Hello team,
I have raised a ticket few months back → Documents are not getting highlighted
I want highlight a specific text like I have a phrase as follows
“Hello team my name is Ibrahim shaikh and I am from India”
I want to highlight either “Ibr” or “Ibrahim shaikh” or even “Ind” or “India” and the specific searched text should get highlighted.
As already raised by me few months back I had done a workaround and it is not satisfactory enough and also it is taking a lot of time which is very unsatisfactory for the clients.
Do we have this feature yet where we can search for a term instead of complete word.
And also, the document uploaded by the clients are larger for e.g., about 400/500 pages.
Some of the documents are scanned pdf and I want the search functionality to work on them too.
@Niteen_Jadhav
Can you please specify which GroupDocs product you are using for highlighting text in documents?
GroupDocs.Search.
Already mentioned this in detailed in the linked post
@Niteen_Jadhav
We are investigating the possibility to support this feature.
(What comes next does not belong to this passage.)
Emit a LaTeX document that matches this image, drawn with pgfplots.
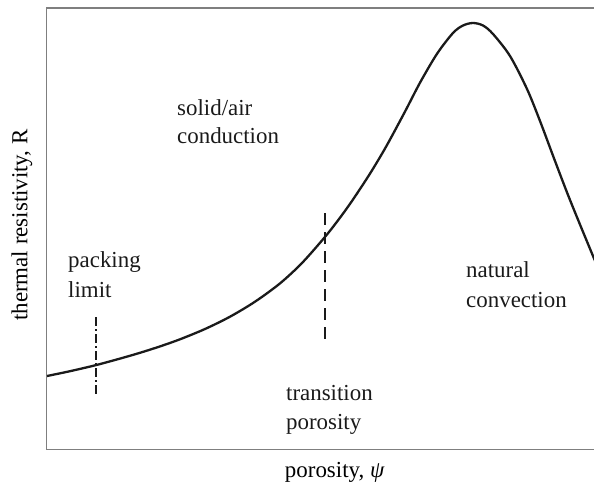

Your investigation ticket ID is SEARCHNET-3370. As we’ve any workaround or a permanent fix, you’ll be notified.
@Niteen_Jadhav
To search for a portion of a word, you can utilize wildcards. For more details, refer to the Wildcard Search Documentation. You can also see examples of highlighting in the GroupDocs Search GitHub Repository.
For indexing text within images, including PDF documents, GroupDocs.Search provides OCR support. You can find more information in the OCR Support Documentation.
If you still encounter any issues, please share your complete use case along with an example document, code, search query, and the expected output.
Thank you for the update.
I would like to know few things here, how can I use wildcards for e.g. I just want to highlight card in cardiff and if I use the following code
SearchResult result2 = index.Search("card?(1~6)");
will it highlight cardiff or just card and what does → 1~6 phrase stands for?
@Niteen_Jadhav
Using above approach, it’s highlighting complete word not just ‘card’. Please let us further investigate it. You’ll be notified in case of any update.
@Niteen_Jadhav
According to the documentation, there are two types of wildcard characters used in text form search queries:
?
represents a single character.
?(n~m)
denotes a range of characters, where n
and m
are numbers from 0 to 255, with n
being less than or equal to m
.
Currently, there is no option to highlight only a specific part of a word. However, you can perform post-processing on the output HTML file to emphasize just the portion of the highlighted word that you need. Words are highlighted in the text using the following tags:
<span style='background-color: yellow;'>found-word</span>
In the provided code:
FoundDocument document = result.GetFoundDocument(0); // Retrieve the first found document
FileOutputAdapter outputAdapter = new FileOutputAdapter(OutputFormat.Html, @"c:\DocumentText.html"); // Create the output adapter
Highlighter highlighter = new DocumentHighlighter(outputAdapter); // Instantiate the highlighter
HighlightOptions options = new HighlightOptions(); // Create highlight options
options.TermHighlightStartTag = "<span style='background-color: yellow;'>"; // Start tag for highlighting
options.TermHighlightEndTag = "</span>"; // End tag for highlighting
index.Highlight(document, highlighter, options); // Generate text with highlighted occurrences
This code highlights the specified terms in the document. We have created a new ticket (SEARCHNET-3374) to explore the possibility of adding this feature to the API.